Il faut que les pays francophones sachent que nous avons une menace qui vient de nos amis anglophones. Alors il faut que nous valorisions nos compétitions. Il est dit dans le règlement que chaque pays arrive avec un arbitre parce que cela permet des échanges. Nous avons eu ici des techniciens, des délégués… La FIFA nous a désignés des responsables d’arbitrage pour la compétition. Malheureusement, certains sont arrivés sans arbitre. De plus, il y a eu le forfait de certains pays pourtant annoncés. C’est tout cela qui a causé cette situation. Il faudrait qu’à l’avenir on privilégie des arbitres comme le font la CAF et la FIFA en oubliant l’intégration automatique des arbitres dans les délégations.
-En plus de l’arbitrage, sur quels aspects voudriez-vous qu’on mette l’accent lors des prochains jeux ?
J’ai appris dans les coulisses que les prochains jeux auront lieu Arménie. J’attends l’information officielle. Mais quel que soit le pays, il faut que les États prennent un engagement fort. Cela est très important. La langue française est menacée. Elle ne doit pas mourir mais elle doit vivre au moyen de ces jeux. C’est une tribune, un canal d’échanges entre divers pays d’Europe, d’Asie… Les Jeux ne sont pas seulement le sport, il y a aussi la culture, l’art. Il faut que les peuples qui ont en partage le français arrivent vite à se retrouver, à échanger et à encourager, à parler cette langue parlée par des millions de personnes mais menacée par la langue anglaise pour faire des Jeux de la Francophonie l’une des plus belles fêtes après les Jeux Olympiques.
-À partir de ce rendez-vous est-ce que la RDC compte organiser de grandes compétitions tels la CAN, le CHAN ?
Bien sûr. Vous savez, ce qui a manqué à ce pays après 60 ans d’indépendance, c’est le manque d’infrastructures. Si en début de propos, j’ai félicité le chef de l’État, c’est que les Congolais se sont rendus compte qu’il y a une volonté politique. Pour son premier mandat, il a doté le pays d’infrastructures sportives. Il est vrai que nous avons eu le Stade Tata Raphaël où était basée notre poule mais les Congolais n’en revenaient pas. Ce stade a été abandonné après 1974 où avait eu lieu le combat Mohamed Ali contre Georges Foreman mais aujourd’hui, il est réhabilité par la volonté du président Félix Tshisekedi. Nous avons eu également des gymnases.
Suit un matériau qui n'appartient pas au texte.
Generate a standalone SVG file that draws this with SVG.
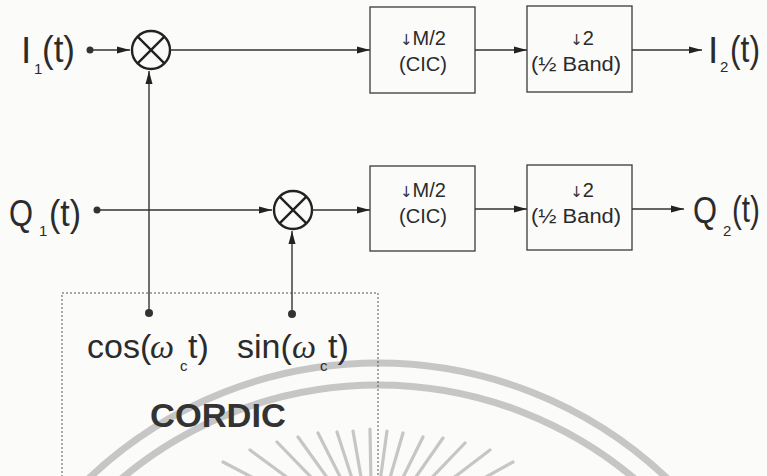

Est-ce normal qu’un pays potentiellement aussi riche comme la RDC n’ait pas de gymnase après 60 ans d’existence ? En se dotant d’infrastructures sportives dignes de noms, la RD Congo va concurrencer les autres nations. Je voudrais terminer en remerciant quelqu’un. Nous avons travaillé, nous avons été coachés sous la houlette d’un homme, le président Sory Diabaté. Il faut le féliciter et le remercier pour son engagement en tant que citoyen du monde et fier francophone, nous avons bénéficié de son encadrement dans l’organisation des matches. Et nous lui souhaitons plein succès et bon vent. Nous sommes ses jeunes frères, nous avons beaucoup apprécié ses qualités. Nous espérons le revoir dans d’autres circonstances toujours dans l’encadrement de la jeunesse.